* _What to do_
Without the images, write out the whole listing exactly.
--- Begin ---
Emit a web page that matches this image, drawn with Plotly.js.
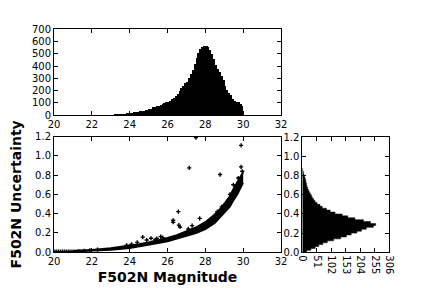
<!DOCTYPE html>
<html><head><meta charset="utf-8">
<script src="https://cdn.plot.ly/plotly-3.0.1.min.js"></script>
<style>html,body{margin:0;padding:0;background:#fff}#c{width:432px;height:288px}</style>
</head><body><div id="c"></div>
<script>
// Top histogram: magnitude bins (centers) and counts
const magBins = [22.75,22.85,22.95,23.05,23.15,23.25,23.35,23.45,23.55,23.65,23.75,23.85,23.95,
 24.05,24.15,24.25,24.35,24.45,24.55,24.65,24.75,24.85,24.95,25.05,25.15,25.25,25.35,25.45,25.55,
 25.65,25.75,25.85,25.95,26.05,26.15,26.25,26.35,26.45,26.55,26.65,26.75,26.85,26.95,27.05,27.15,
 27.25,27.35,27.45,27.55,27.65,27.75,27.85,27.95,28.05,28.15,28.25,28.35,28.45,28.55,28.65,28.75,
 28.85,28.95,29.05,29.15,29.25,29.35,29.45,29.55,29.65,29.75,29.85,29.95];
const magCounts = [3,4,5,5,6,8,7,10,11,12,14,15,18,
 20,22,24,27,30,32,35,38,40,44,48,55,68,65,72,78,
 82,88,98,105,108,118,132,140,155,175,195,225,240,262,270,305,
 340,370,420,470,510,540,555,565,565,555,530,495,455,410,375,350,
 320,285,240,205,185,165,135,120,110,105,95,75];

// Right histogram: uncertainty bins (centers) and counts
const errBins = [0.01,0.03,0.05,0.07,0.09,0.11,0.13,0.15,0.17,0.19,0.21,0.23,0.25,0.27,0.29,
 0.31,0.33,0.35,0.37,0.39,0.41,0.43,0.45,0.47,0.49,0.51,0.53,0.55,0.57,0.59,0.61,0.63,0.65,
 0.67,0.69,0.71,0.73,0.75,0.77,0.79,0.81,0.83,0.85,0.87];
const errCounts = [15,30,45,58,72,88,110,135,155,172,192,208,225,250,258,
 240,215,185,160,140,115,98,85,70,62,52,45,40,35,32,28,24,21,
 18,16,15,13,12,10,8,6,4,2,1];
const errBinWidth = 0.02;

// Dense band of the scatter: magnitude, lower and upper uncertainty edges
const bandMag  = [21.0,22.0,23.0,24.0,24.5,25.0,25.5,26.0,26.5,27.0,27.5,28.0,28.5,28.8,29.0,29.3,29.5,29.7,29.9,30.0];
const bandLow  = [0.004,0.010,0.022,0.040,0.055,0.070,0.090,0.110,0.135,0.165,0.195,0.235,0.300,0.360,0.400,0.470,0.540,0.600,0.680,0.720];
const bandHigh = [0.012,0.022,0.040,0.065,0.080,0.100,0.120,0.145,0.175,0.215,0.255,0.310,0.390,0.450,0.500,0.580,0.660,0.730,0.800,0.830];

// Individual points (faint tail and outliers)
const ptMag = [20.05,20.15,20.25,20.35,20.45,20.55,20.65,20.75,20.85,20.95,21.3,21.6,21.9,22.3,
 23.84,24.1,24.4,24.69,24.9,25.13,25.34,25.43,25.64,25.75,26.3,26.3,26.57,26.6,26.66,27.1,27.3,27.7,
 27.15,27.5,28.78,28.63,28.86,29.3,29.48,29.74,29.89,29.89,29.95];
const ptErr = [0.003,0.003,0.003,0.003,0.003,0.003,0.003,0.003,0.003,0.003,0.008,0.012,0.018,0.025,
 0.07,0.08,0.10,0.155,0.125,0.143,0.125,0.14,0.16,0.15,0.33,0.31,0.42,0.28,0.26,0.24,0.275,0.35,
 0.876,1.19,0.806,0.42,0.47,0.60,0.70,0.77,1.11,0.886,0.84];

const magTicks = [20,22,24,26,28,30,32];
const histTicks = [0,100,200,300,400,500,600,700];
const errTicks = [0,0.2,0.4,0.6,0.8,1.0,1.2];
const cntTicks = [0,51,102,153,204,255,306];

// Step outline of the horizontal histogram, built from the bins above
const stepX = [0], stepY = [errBins[0] - errBinWidth/2];
errBins.forEach((c, i) => {
  stepX.push(errCounts[i], errCounts[i]);
  stepY.push(c - errBinWidth/2, c + errBinWidth/2);
});
stepX.push(0); stepY.push(errBins[errBins.length-1] + errBinWidth/2);

const F = {family:'DejaVu Sans', size:10, color:'#000'};
const base = {showline:true, linecolor:'#000', linewidth:1, mirror:'ticks', ticks:'inside',
  ticklen:4, tickcolor:'#000', showgrid:false, zeroline:false, tickfont:F};

const traces = [
 {x:magBins, y:magCounts, type:'bar', width:0.13, marker:{color:'#000', line:{width:0}},
  xaxis:'x2', yaxis:'y2', hoverinfo:'none'},
 {x:stepX, y:stepY, mode:'lines', fill:'tozerox', fillcolor:'#000', line:{color:'#000', width:0.5},
  xaxis:'x3', yaxis:'y3', hoverinfo:'none'},
 {x:bandMag, y:bandLow, mode:'lines', line:{color:'#000', width:1.5}, xaxis:'x', yaxis:'y'},
 {x:bandMag, y:bandHigh, mode:'lines', fill:'tonexty', fillcolor:'#000', line:{color:'#000', width:2}, xaxis:'x', yaxis:'y'},
 {x:ptMag, y:ptErr, mode:'markers', marker:{color:'#000', size:3.5, symbol:'cross', line:{width:0}}, xaxis:'x', yaxis:'y'}
];

const layout = {
  width:432, height:288, margin:{l:0,r:0,t:0,b:0}, showlegend:false,
  paper_bgcolor:'#fff', plot_bgcolor:'#fff', bargap:0, barmode:'overlay', font:F,
  xaxis: Object.assign({}, base, {domain:[0.125,0.6505], range:[20,32], tickvals:magTicks, anchor:'y',
    title:{text:'<b>F502N Magnitude</b>', font:{family:'DejaVu Sans', size:14, color:'#000'}, standoff:6}}),
  yaxis: Object.assign({}, base, {domain:[0.125,0.5253], range:[0,1.2], tickvals:errTicks, tickformat:'.1f', anchor:'x',
    title:{text:'<b>F502N Uncertainty</b>', font:{family:'DejaVu Sans', size:14, color:'#000'}, standoff:10}}),
  xaxis2: Object.assign({}, base, {domain:[0.125,0.6505], range:[20,32], tickvals:magTicks, anchor:'y2'}),
  yaxis2: Object.assign({}, base, {domain:[0.5997,0.8983], range:[0,700], tickvals:histTicks, anchor:'x2'}),
  xaxis3: Object.assign({}, base, {domain:[0.6998,0.9012], range:[0,306], tickvals:cntTicks, tickangle:90, anchor:'y3'}),
  yaxis3: Object.assign({}, base, {domain:[0.124,0.5233], range:[0,1.2], tickvals:errTicks, tickformat:'.1f', anchor:'x3'})
};

Plotly.newPlot('c', traces, layout, {staticPlot:true, displayModeBar:false});
</script></body></html>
--- End ---
* _Output below_
Emit a web page that matches this image, drawn with Plotly.js.
<!DOCTYPE html>
<html><head><meta charset="utf-8">
<script src="https://cdn.plot.ly/plotly-3.0.1.min.js"></script>
<style>html,body{margin:0;padding:0;background:#fff}#c{width:432px;height:288px}</style>
</head><body><div id="c"></div>
<script>
// Top histogram: magnitude bins (centers) and counts
const magBins = [22.75,22.85,22.95,23.05,23.15,23.25,23.35,23.45,23.55,23.65,23.75,23.85,23.95,
 24.05,24.15,24.25,24.35,24.45,24.55,24.65,24.75,24.85,24.95,25.05,25.15,25.25,25.35,25.45,25.55,
 25.65,25.75,25.85,25.95,26.05,26.15,26.25,26.35,26.45,26.55,26.65,26.75,26.85,26.95,27.05,27.15,
 27.25,27.35,27.45,27.55,27.65,27.75,27.85,27.95,28.05,28.15,28.25,28.35,28.45,28.55,28.65,28.75,
 28.85,28.95,29.05,29.15,29.25,29.35,29.45,29.55,29.65,29.75,29.85,29.95];
const magCounts = [3,4,5,5,6,8,7,10,11,12,14,15,18,
 20,22,24,27,30,32,35,38,40,44,48,55,68,65,72,78,
 82,88,98,105,108,118,132,140,155,175,195,225,240,262,270,305,
 340,370,420,470,510,540,555,565,565,555,530,495,455,410,375,350,
 320,285,240,205,185,165,135,120,110,105,95,75];

// Right histogram: uncertainty bins (centers) and counts
const errBins = [0.01,0.03,0.05,0.07,0.09,0.11,0.13,0.15,0.17,0.19,0.21,0.23,0.25,0.27,0.29,
 0.31,0.33,0.35,0.37,0.39,0.41,0.43,0.45,0.47,0.49,0.51,0.53,0.55,0.57,0.59,0.61,0.63,0.65,
 0.67,0.69,0.71,0.73,0.75,0.77,0.79,0.81,0.83,0.85,0.87];
const errCounts = [15,30,45,58,72,88,110,135,155,172,192,208,225,250,258,
 240,215,185,160,140,115,98,85,70,62,52,45,40,35,32,28,24,21,
 18,16,15,13,12,10,8,6,4,2,1];
const errBinWidth = 0.02;

// Dense band of the scatter: magnitude, lower and upper uncertainty edges
const bandMag  = [21.0,22.0,23.0,24.0,24.5,25.0,25.5,26.0,26.5,27.0,27.5,28.0,28.5,28.8,29.0,29.3,29.5,29.7,29.9,30.0];
const bandLow  = [0.004,0.010,0.022,0.040,0.055,0.070,0.090,0.110,0.135,0.165,0.195,0.235,0.300,0.360,0.400,0.470,0.540,0.600,0.680,0.720];
const bandHigh = [0.012,0.022,0.040,0.065,0.080,0.100,0.120,0.145,0.175,0.215,0.255,0.310,0.390,0.450,0.500,0.580,0.660,0.730,0.800,0.830];

// Individual points (faint tail and outliers)
const ptMag = [20.05,20.15,20.25,20.35,20.45,20.55,20.65,20.75,20.85,20.95,21.3,21.6,21.9,22.3,
 23.84,24.1,24.4,24.69,24.9,25.13,25.34,25.43,25.64,25.75,26.3,26.3,26.57,26.6,26.66,27.1,27.3,27.7,
 27.15,27.5,28.78,28.63,28.86,29.3,29.48,29.74,29.89,29.89,29.95];
const ptErr = [0.003,0.003,0.003,0.003,0.003,0.003,0.003,0.003,0.003,0.003,0.008,0.012,0.018,0.025,
 0.07,0.08,0.10,0.155,0.125,0.143,0.125,0.14,0.16,0.15,0.33,0.31,0.42,0.28,0.26,0.24,0.275,0.35,
 0.876,1.19,0.806,0.42,0.47,0.60,0.70,0.77,1.11,0.886,0.84];

const magTicks = [20,22,24,26,28,30,32];
const histTicks = [0,100,200,300,400,500,600,700];
const errTicks = [0,0.2,0.4,0.6,0.8,1.0,1.2];
const cntTicks = [0,51,102,153,204,255,306];

// Step outline of the horizontal histogram, built from the bins above
const stepX = [0], stepY = [errBins[0] - errBinWidth/2];
errBins.forEach((c, i) => {
  stepX.push(errCounts[i], errCounts[i]);
  stepY.push(c - errBinWidth/2, c + errBinWidth/2);
});
stepX.push(0); stepY.push(errBins[errBins.length-1] + errBinWidth/2);

const F = {family:'DejaVu Sans', size:10, color:'#000'};
const base = {showline:true, linecolor:'#000', linewidth:1, mirror:'ticks', ticks:'inside',
  ticklen:4, tickcolor:'#000', showgrid:false, zeroline:false, tickfont:F};

const traces = [
 {x:magBins, y:magCounts, type:'bar', width:0.13, marker:{color:'#000', line:{width:0}},
  xaxis:'x2', yaxis:'y2', hoverinfo:'none'},
 {x:stepX, y:stepY, mode:'lines', fill:'tozerox', fillcolor:'#000', line:{color:'#000', width:0.5},
  xaxis:'x3', yaxis:'y3', hoverinfo:'none'},
 {x:bandMag, y:bandLow, mode:'lines', line:{color:'#000', width:1.5}, xaxis:'x', yaxis:'y'},
 {x:bandMag, y:bandHigh, mode:'lines', fill:'tonexty', fillcolor:'#000', line:{color:'#000', width:2}, xaxis:'x', yaxis:'y'},
 {x:ptMag, y:ptErr, mode:'markers', marker:{color:'#000', size:3.5, symbol:'cross', line:{width:0}}, xaxis:'x', yaxis:'y'}
];

const layout = {
  width:432, height:288, margin:{l:0,r:0,t:0,b:0}, showlegend:false,
  paper_bgcolor:'#fff', plot_bgcolor:'#fff', bargap:0, barmode:'overlay', font:F,
  xaxis: Object.assign({}, base, {domain:[0.125,0.6505], range:[20,32], tickvals:magTicks, anchor:'y',
    title:{text:'<b>F502N Magnitude</b>', font:{family:'DejaVu Sans', size:14, color:'#000'}, standoff:6}}),
  yaxis: Object.assign({}, base, {domain:[0.125,0.5253], range:[0,1.2], tickvals:errTicks, tickformat:'.1f', anchor:'x',
    title:{text:'<b>F502N Uncertainty</b>', font:{family:'DejaVu Sans', size:14, color:'#000'}, standoff:10}}),
  xaxis2: Object.assign({}, base, {domain:[0.125,0.6505], range:[20,32], tickvals:magTicks, anchor:'y2'}),
  yaxis2: Object.assign({}, base, {domain:[0.5997,0.8983], range:[0,700], tickvals:histTicks, anchor:'x2'}),
  xaxis3: Object.assign({}, base, {domain:[0.6998,0.9012], range:[0,306], tickvals:cntTicks, tickangle:90, anchor:'y3'}),
  yaxis3: Object.assign({}, base, {domain:[0.124,0.5233], range:[0,1.2], tickvals:errTicks, tickformat:'.1f', anchor:'x3'})
};

Plotly.newPlot('c', traces, layout, {staticPlot:true, displayModeBar:false});
</script></body></html>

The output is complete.